What I suggest is writing a business plan for a large company in the market that might like to license the invention. This hypothetical company needs to see a definable advantage to the product in their marketplace with their margins.
I have a few rules of thumb for consumer products. For very high volume products, the driving cost tends to be raw materials and not other processing. “High volume” for manufactured steel products may be 250,000/year, while “high volume” for electronic components may be billions per year. A rule of thumb for most high volume products is that the manufacturing cost is roughly equal to 150-200% of the raw material cost. The cost of steel is roughly $0.33/lb and plastic is $3/lb as a starting point. Thus, the plastic product that weighs 3 lbs would cost somewhere around $12-18 to make.

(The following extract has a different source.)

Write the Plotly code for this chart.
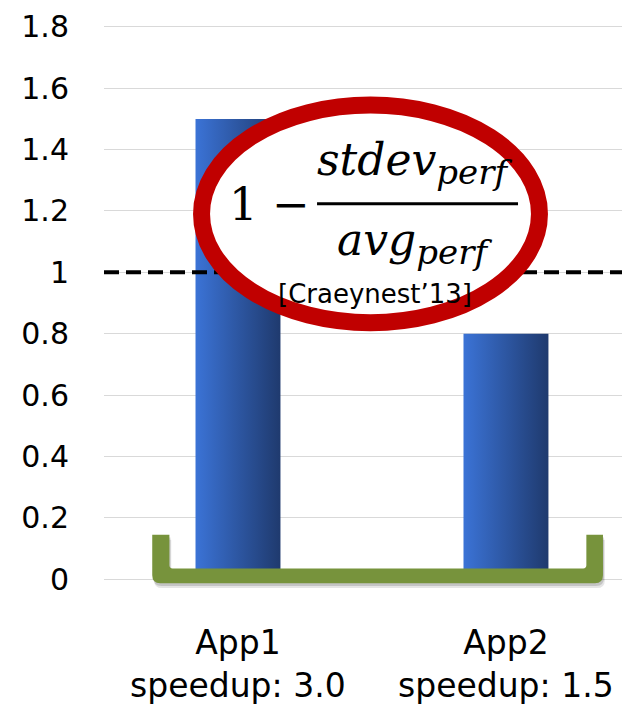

Mark up for one industry may vary, but a 10X multiplier between manufacturing costs and retail prices is not unreasonable, and anything less than 5X multiplier is probably not worth pursuing. So that $12 product should be comparable to a $120 retail product on the store shelves today.

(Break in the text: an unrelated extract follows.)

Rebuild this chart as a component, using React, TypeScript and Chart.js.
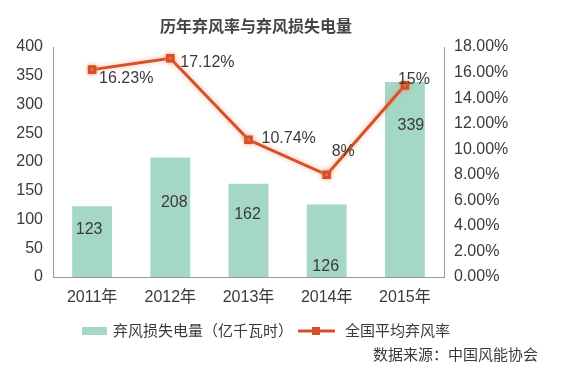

I advise clients to research the particular industry of their invention, find the big manufacturers, determine their nominal costs, guess their markup percentages, and figure out what kind of return they expect. If the product undergoes this scrutiny and still looks favorable, the inventor should feel comfortable fronting the money for the patent.
One thing I always counsel clients is to do the research themselves, at least as much as humanly possible, for two reasons. The first reason is that it is very inexpensive to go to a retail outlet, chat up the salespeople, and find out how many of a certain product that store sells. The second reason is that they need to understand the complexities of what they are starting, and they cannot and should not farm this type of market study out to some unscrupulous shyster who will give them whatever marketing hype they want to hear. There is no excuse for the inventor/entrepreneur-to-be not to have dirt under his/her fingernails.